Simple Graph Contrastive Learning via Fractional-order Neural Diffusion Networks
This addresses the problem of complex data augmentations and negative sample requirements in graph contrastive learning for researchers in graph machine learning, though it appears incremental as it builds on existing paradigms.
The paper tackles the challenge of unsupervised graph representation learning by introducing an augmentation-free graph contrastive learning framework based on fractional-order neural diffusion networks, achieving state-of-the-art performance on various datasets.
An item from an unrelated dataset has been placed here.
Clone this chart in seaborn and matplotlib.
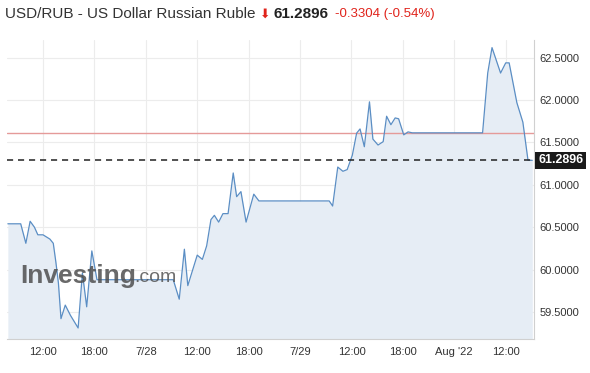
import numpy as np
import pandas as pd
import matplotlib
matplotlib.use("Agg")
import matplotlib.pyplot as plt
import matplotlib.transforms as mtransforms
import seaborn as sns

# ---- data (hours since start of 7/27) ----
hours = [7.9, 9.4, 10.0, 10.5, 11.0, 11.4, 12.0, 12.8, 13.2, 13.5, 13.8, 14.1,
         14.6, 15.2, 16.1, 16.6, 17.1, 17.7, 18.3, 27.2, 27.9, 28.5, 28.9,
         30.0, 30.6, 31.1, 31.6, 32.0, 32.5, 33.0, 33.6, 34.2, 34.6, 35.1,
         35.7, 36.6, 37.2, 45.4, 45.8, 46.4, 47.0, 47.5, 48.1, 48.6, 49.0,
         49.5, 50.1, 50.5, 51.1, 51.7, 52.1, 52.6, 53.1, 53.5, 54.1, 54.6,
         55.1, 63.3, 63.9, 64.4, 65.4, 66.0, 66.4, 67.3, 68.0, 68.6, 69.1]
rates = [60.54, 60.54, 60.31, 60.57, 60.50, 60.41, 60.41, 60.36, 60.31, 60.09,
         59.84, 59.42, 59.58, 59.46, 59.31, 59.96, 59.56, 60.22, 59.88, 59.88,
         59.65, 60.24, 59.81, 60.17, 60.12, 60.28, 60.59, 60.64, 60.56, 60.66,
         60.66, 61.14, 60.86, 60.92, 60.56, 60.89, 60.81, 60.81, 60.75, 61.21,
         61.16, 61.18, 61.35, 61.61, 61.66, 61.45, 61.98, 61.54, 61.47, 61.51,
         61.81, 61.71, 61.79, 61.78, 61.59, 61.625, 61.614, 61.614, 62.32,
         62.62, 62.32, 62.44, 62.44, 61.97, 61.74, 61.29, 61.2896]
prev_close = 61.614
last_price = 61.2896
x_ticks = [12, 18, 24, 30, 36, 42, 48, 54, 60, 66]
x_labels = ["12:00", "18:00", "7/28", "12:00", "18:00", "7/29", "12:00",
            "18:00", "Aug '22", "12:00"]
y_ticks = [59.5, 60.0, 60.5, 61.0, 61.5, 62.0, 62.5]

sns.set_style("white")
plt.rcParams['font.family'] = ['Liberation Sans', 'DejaVu Sans']

fig = plt.figure(figsize=(5.9, 3.73), dpi=100)
ax = fig.add_axes([7 / 590, 1 - 339 / 373, 527 / 590, 299 / 373])

df = pd.DataFrame({"hour": hours, "rate": rates})
ymin, ymax = 59.18, 62.71
ax.fill_between(df["hour"], df["rate"], ymin, color="#e6edf5", zorder=1, lw=0)
sns.lineplot(data=df, x="hour", y="rate", ax=ax, color="#5b8ec4",
             linewidth=0.9, zorder=3)
ax.axhline(prev_close, color="#e59a99", lw=1.0, zorder=2)
ax.axhline(last_price, color="#222222", lw=1.1, ls=(0, (4, 3.2)), zorder=4)

ax.set_xlim(7.8, 69.3)
ax.set_ylim(ymin, ymax)
ax.set_xticks(x_ticks, x_labels)
ax.set_yticks(y_ticks, [f"{v:.4f}" for v in y_ticks])
ax.yaxis.tick_right()
ax.set_xlabel("")
ax.set_ylabel("")
ax.grid(True, color="#ececec", lw=0.8, zorder=0)
ax.set_axisbelow(True)
ax.tick_params(axis="y", length=0, labelsize=8, colors="#333333", pad=4)
ax.tick_params(axis="x", length=0, labelsize=8, colors="#333333", pad=6)
for s in ["left", "top"]:
    ax.spines[s].set_visible(False)
for s in ["right", "bottom"]:
    ax.spines[s].set_color("#d0d0d0")
    ax.spines[s].set_linewidth(0.8)

# current value box
trans = mtransforms.blended_transform_factory(ax.transAxes, ax.transData)
ax.text(1.008, last_price, f"{last_price:.4f}", transform=trans, ha="left",
        va="center", color="white", fontsize=9, fontweight="bold",
        bbox=dict(boxstyle="square,pad=0.22", fc="#1a1a1a", ec="none"),
        zorder=6, clip_on=False)

# watermark
ax.text((20 - 7) / 527, 1 - (276 - 40) / 299, "Investing", transform=ax.transAxes,
        fontsize=19, fontweight="bold", color="#4f4f4f", alpha=0.85,
        ha="left", va="center", zorder=5)
ax.text((134 - 7) / 527, 1 - (278 - 40) / 299, ".com", transform=ax.transAxes,
        fontsize=14, color="#555555", alpha=0.85, ha="left", va="center",
        zorder=5)

# title line
ty = 1 - 14 / 373
fig.text(5 / 590, ty, "USD/RUB - US Dollar Russian Ruble", fontsize=11,
         color="#333333", va="center", ha="left")
fig.text(260 / 590, ty, "⬇", fontsize=9, color="#e0231b", va="center",
         ha="left", family=["DejaVu Sans"])
fig.text(273 / 590, ty, "61.2896", fontsize=11, fontweight="bold",
         color="#222222", va="center", ha="left")
fig.text(335 / 590, ty, "-0.3304 (-0.54%)", fontsize=9.5, color="#e0231b",
         va="center", ha="left")

fig.savefig("out.png", dpi=100)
Graph Contrastive Learning (GCL) has recently made progress as an unsupervised graph representation learning paradigm. GCL approaches can be categorized into augmentation-based and augmentation-free methods. The former relies on complex data augmentations, while the latter depends on encoders that can generate distinct views of the same input. Both approaches may require negative samples for training. In this paper, we introduce a novel augmentation-free GCL framework based on graph neural diffusion models. Specifically, we utilize learnable encoders governed by Fractional Differential Equations (FDE). Each FDE is characterized by an order parameter of the differential operator. We demonstrate that varying these parameters allows us to produce learnable encoders that generate diverse views, capturing either local or global information, for contrastive learning. Our model does not require negative samples for training and is applicable to both homophilic and heterophilic datasets. We demonstrate its effectiveness across various datasets, achieving state-of-the-art performance.